What is an Avalanche?
An avalanche, also called a snowslide, is mass of snow that rapidly slides down an incline slope like the side of a mountain. Avalanches can be serious stuff. Avalanches can cause serious damage to property and create a serious safety concern.
What Can Cause an Avalanche?
An avalanche happens when the stress of some kind of triggering force, either a skier/snowboarder or gravity, is stronger than the snow cover. The snow cover’s strength comes from the bonds between each flake of snow. An avalanche can occur when the following three conditions are present: a snow-covered slope or incline, a mass or slab of snow resting on top of weaker snow, or a triggering action, like a skier or snowboarder.
Where Do Avalanches Occur?
Around Durango, most avalanches occur in the backcountry outside of more developed ski areas like Purgatory. Most avalanches occur on slopes ranging from 25-50 degrees. Avalanches generally occur above the timberline, but can roll to lower elevations if they obtain enough force and speed on the way down. It is possible for avalanches to start at lower elevations. Avalanches might take place in road cuts, gullies and small openings in the trees.
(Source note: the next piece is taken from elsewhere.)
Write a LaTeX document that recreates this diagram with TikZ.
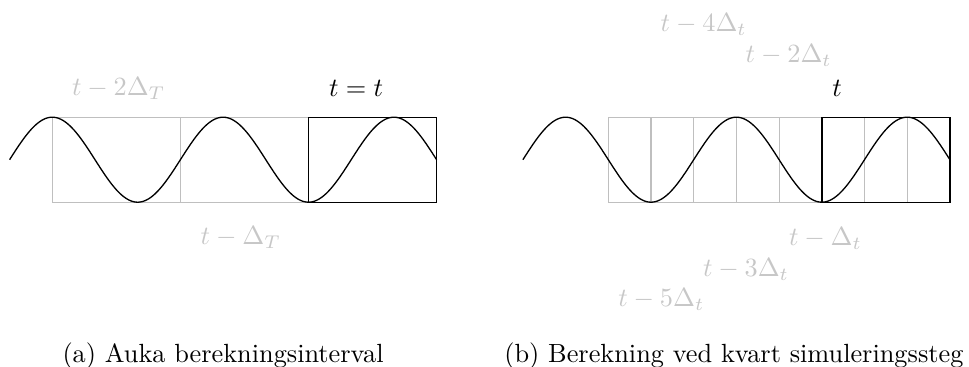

What Do I Do In Case of an Avalanche?
Be wise and know how to avoid being the cause of something that is potentially deadly! Many avalanches are caused by skiers and snowboarders. If you’re adventuring in the backcountry, you might be at risk. Keep safe in in case of an avalanche, and be sure to react quickly and calmly. In addition to the general avalanche information provided, here are some tips on how to be safe in case of an avalanche:
- Move up the slope. Because most avalanche victims are the trigger, sometimes the avalanche will start beneath their feet. If this happens, try to jump up the slope and away from the fracture line.
- Move sideways. Try to make your way to the side of the avalanche. If it begins above you, you may be able to get out of its path in time.
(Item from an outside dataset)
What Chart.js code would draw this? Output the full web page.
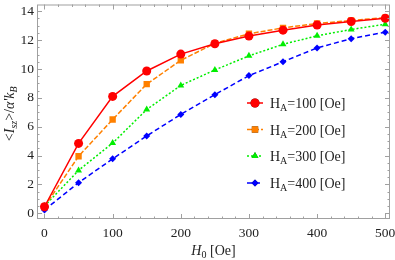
<!DOCTYPE html>
<html>
<head>
<meta charset="utf-8">
<script src="https://cdn.jsdelivr.net/npm/chart.js@4"></script>
<style>
  html, body { margin: 0; padding: 0; background: #fff; }
  #wrap { width: 395px; height: 260px; }
</style>
</head>
<body>
<div id="wrap"><canvas id="chart"></canvas></div>
<script>
const h0 = [0, 50, 100, 150, 200, 250, 300, 350, 400, 450, 500];
const ha100 = [0.45, 4.84, 8.1, 9.86, 11.03, 11.75, 12.28, 12.69, 13.05, 13.29, 13.51];
const ha200 = [0.45, 3.95, 6.5, 8.95, 10.6, 11.78, 12.44, 12.85, 13.15, 13.36, 13.56];
const ha300 = [0.5, 2.97, 4.86, 7.19, 8.86, 9.93, 10.91, 11.71, 12.3, 12.74, 13.1];
const ha400 = [0.23, 2.12, 3.77, 5.36, 6.85, 8.22, 9.54, 10.5, 11.46, 12.1, 12.55];
const seriesNames = ['100', '200', '300', '400'];
const xTicks = [0, 100, 200, 300, 400, 500];
const yTicks = [0, 2, 4, 6, 8, 10, 12, 14];

const serif = '"Liberation Serif", "DejaVu Serif", serif';
const frameColor = '#a0a0a0';

function toPoints(ys) {
    return h0.map((x, i) => ({ x: x, y: ys[i] }));
}

const styles = [
    { color: '#ff0000', dash: [], point: 'circle', radius: 4.5 },
    { color: '#ff8000', dash: [5, 2], point: 'rect', radius: 4.5 },
    { color: '#00ee00', dash: [2, 2], point: 'triangle', radius: 4 },
    { color: '#0000ff', dash: [5, 3], point: 'rectRot', radius: 3.5 },
];

const allSeries = [ha100, ha200, ha300, ha400];

const datasets = allSeries.map((ys, i) => ({
    label: 'HA=' + seriesNames[i] + ' [Oe]',
    data: toPoints(ys),
    borderColor: styles[i].color,
    backgroundColor: styles[i].color,
    borderWidth: 1.5,
    borderDash: styles[i].dash,
    pointStyle: styles[i].point,
    pointRadius: styles[i].radius,
    pointBorderWidth: 0,
    tension: 0,
}));

// frame with inward ticks on all four sides, axis titles and the inset legend
const decorPlugin = {
    id: 'decor',
    afterDraw(chart) {
        const ctx = chart.ctx;
        const a = chart.chartArea;
        const xs = chart.scales.x;
        const ys = chart.scales.y;
        ctx.save();
        ctx.strokeStyle = frameColor;
        ctx.lineWidth = 1;
        ctx.setLineDash([]);
        ctx.strokeRect(a.left + 0.5, a.top + 0.5, a.right - a.left - 1, a.bottom - a.top - 1);

        ctx.beginPath();
        for (let v = 0; v <= 500; v += 20) {
            const px = Math.round(xs.getPixelForValue(v)) + 0.5;
            const len = v % 100 === 0 ? 5 : 2.5;
            ctx.moveTo(px, a.bottom); ctx.lineTo(px, a.bottom - len);
            ctx.moveTo(px, a.top); ctx.lineTo(px, a.top + len);
        }
        for (let v = 0; v <= 14; v += 0.5) {
            const py = Math.round(ys.getPixelForValue(v)) + 0.5;
            const len = v % 2 === 0 ? 5 : 2.5;
            ctx.moveTo(a.left, py); ctx.lineTo(a.left + len, py);
            ctx.moveTo(a.right, py); ctx.lineTo(a.right - len, py);
        }
        ctx.stroke();

        // x title: H0 [Oe]
        ctx.fillStyle = '#222';
        ctx.textBaseline = 'alphabetic';
        const big = '14px ' + serif;
        const bigIt = 'italic 14px ' + serif;
        const sub = '10px ' + serif;
        const subIt = 'italic 10px ' + serif;
        const xParts = [
            { t: 'H', f: bigIt, dy: 0 },
            { t: '0', f: sub, dy: 3 },
            { t: ' [Oe]', f: big, dy: 0 },
        ];
        drawParts(ctx, xParts, (a.left + a.right) / 2, 255, true);

        // y title: <I_sz>/α'k_B
        ctx.save();
        ctx.translate(14, (a.top + a.bottom) / 2 + 2);
        ctx.rotate(-Math.PI / 2);
        const yParts = [
            { t: '<', f: big, dy: 0 },
            { t: 'I', f: bigIt, dy: 0 },
            { t: 'sz', f: subIt, dy: 3 },
            { t: '>/', f: big, dy: 0 },
            { t: 'α\'', f: bigIt, dy: 0 },
            { t: 'k', f: bigIt, dy: 0 },
            { t: 'B', f: subIt, dy: 3 },
        ];
        drawParts(ctx, yParts, 0, 0, true);
        ctx.restore();

        // legend
        const rowY = [103, 129.5, 156, 183];
        chart.data.datasets.forEach((ds, i) => {
            const y = rowY[i];
            ctx.strokeStyle = ds.borderColor;
            ctx.lineWidth = 1.5;
            ctx.setLineDash(ds.borderDash);
            ctx.beginPath();
            ctx.moveTo(247, y); ctx.lineTo(263, y);
            ctx.stroke();
            ctx.setLineDash([]);
            Chart.helpers.drawPoint(ctx, {
                pointStyle: ds.pointStyle, radius: ds.pointRadius, rotation: 0, borderWidth: 0
            }, 255, y);
            ctx.fillStyle = ds.borderColor;
            ctx.fill();
            ctx.fillStyle = '#222';
            const parts = [
                { t: 'H', f: big, dy: 0 },
                { t: 'A', f: sub, dy: 3 },
                { t: '=' + seriesNames[i] + ' [Oe]', f: big, dy: 0 },
            ];
            drawParts(ctx, parts, 270, y + 5, false);
        });
        ctx.restore();
    }
};

function drawParts(ctx, parts, x, y, centered) {
    let total = 0;
    parts.forEach(p => { ctx.font = p.f; total += ctx.measureText(p.t).width; });
    let cx = centered ? x - total / 2 : x;
    ctx.textAlign = 'left';
    parts.forEach(p => {
        ctx.font = p.f;
        ctx.fillText(p.t, cx, y + p.dy);
        cx += ctx.measureText(p.t).width;
    });
}

new Chart(document.getElementById('chart'), {
    type: 'line',
    data: { datasets: datasets },
    options: {
        responsive: true,
        maintainAspectRatio: false,
        animation: false,
        devicePixelRatio: 1,
        layout: { padding: { top: 2, right: 5, left: 0, bottom: 0 } },
        plugins: {
            legend: { display: false },
            tooltip: { enabled: false },
        },
        scales: {
            x: {
                type: 'linear',
                min: -11,
                max: 507,
                afterBuildTicks: (scale) => { scale.ticks = xTicks.map(v => ({ value: v })); },
                afterFit: (scale) => { scale.height = 41; scale.paddingLeft = 0; scale.paddingRight = 0; },
                grid: { display: false, drawTicks: false },
                border: { display: false },
                ticks: {
                    color: '#222',
                    font: { family: serif, size: 13.5 },
                    padding: 6,
                    maxRotation: 0,
                },
            },
            y: {
                min: -0.4,
                max: 14.47,
                afterBuildTicks: (scale) => { scale.ticks = yTicks.map(v => ({ value: v })); },
                afterFit: (scale) => { scale.width = 37; scale.paddingTop = 0; scale.paddingBottom = 0; },
                grid: { display: false, drawTicks: false },
                border: { display: false },
                ticks: {
                    color: '#222',
                    font: { family: serif, size: 13.5 },
                    padding: 3,
                },
            },
        },
    },
    plugins: [decorPlugin],
});
</script>
</body>
</html>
- Let go of your heaviest things and equipment. Detach your equipment and pack as quickly as possible because it will only weigh you down while you try to move out of the way of the avalanche. Only keep survival items, such as a transceiver, probe or snow shovel if you are buried in the snow. These items could pull you deeper into the snow once it reaches you.
- Hold onto something. If you are not able to escape, try to grab onto a sturdy tree or boulder. You may be able to hold on while it passes and stay above the snow.
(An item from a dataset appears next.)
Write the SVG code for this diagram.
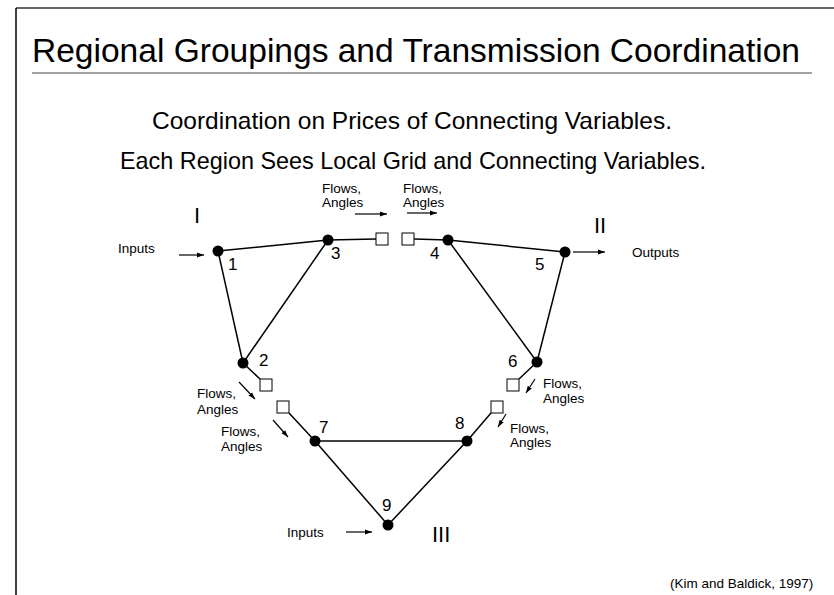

- Swim. This will ensure you stay close to or above the surface. Kick your feet and thrash your arms in a swimming motion. Because humans are much denser than show, they are carried down easily.
- If you are buried in the snow: Extend an arm above your head. This will help when people are looking for you. Your hand will hopefully be above the snow or close to the surface if your body is pulled under. You will also need to create an air pocket by cupping your mouth when you are thrown around in the show. Once you come to a stop, this will form a small hole, which you can dig around to create breathing room. Lastly, conserve air and energy. Don't waste energy trying to struggle to get out, conserve and someone will be there shortly.
Snow is a beautiful thing, especially here in Durango. But it can also be dangerous and it is important to be prepared! Avalanche training classes are very helpful if you plan on spending time in the back country. Also, keep your avalanche equipment handy and prepared! The Colorado Avalanche Information Center offers classes and valuable information. Stay safe, and enjoy the great skiing near Durango.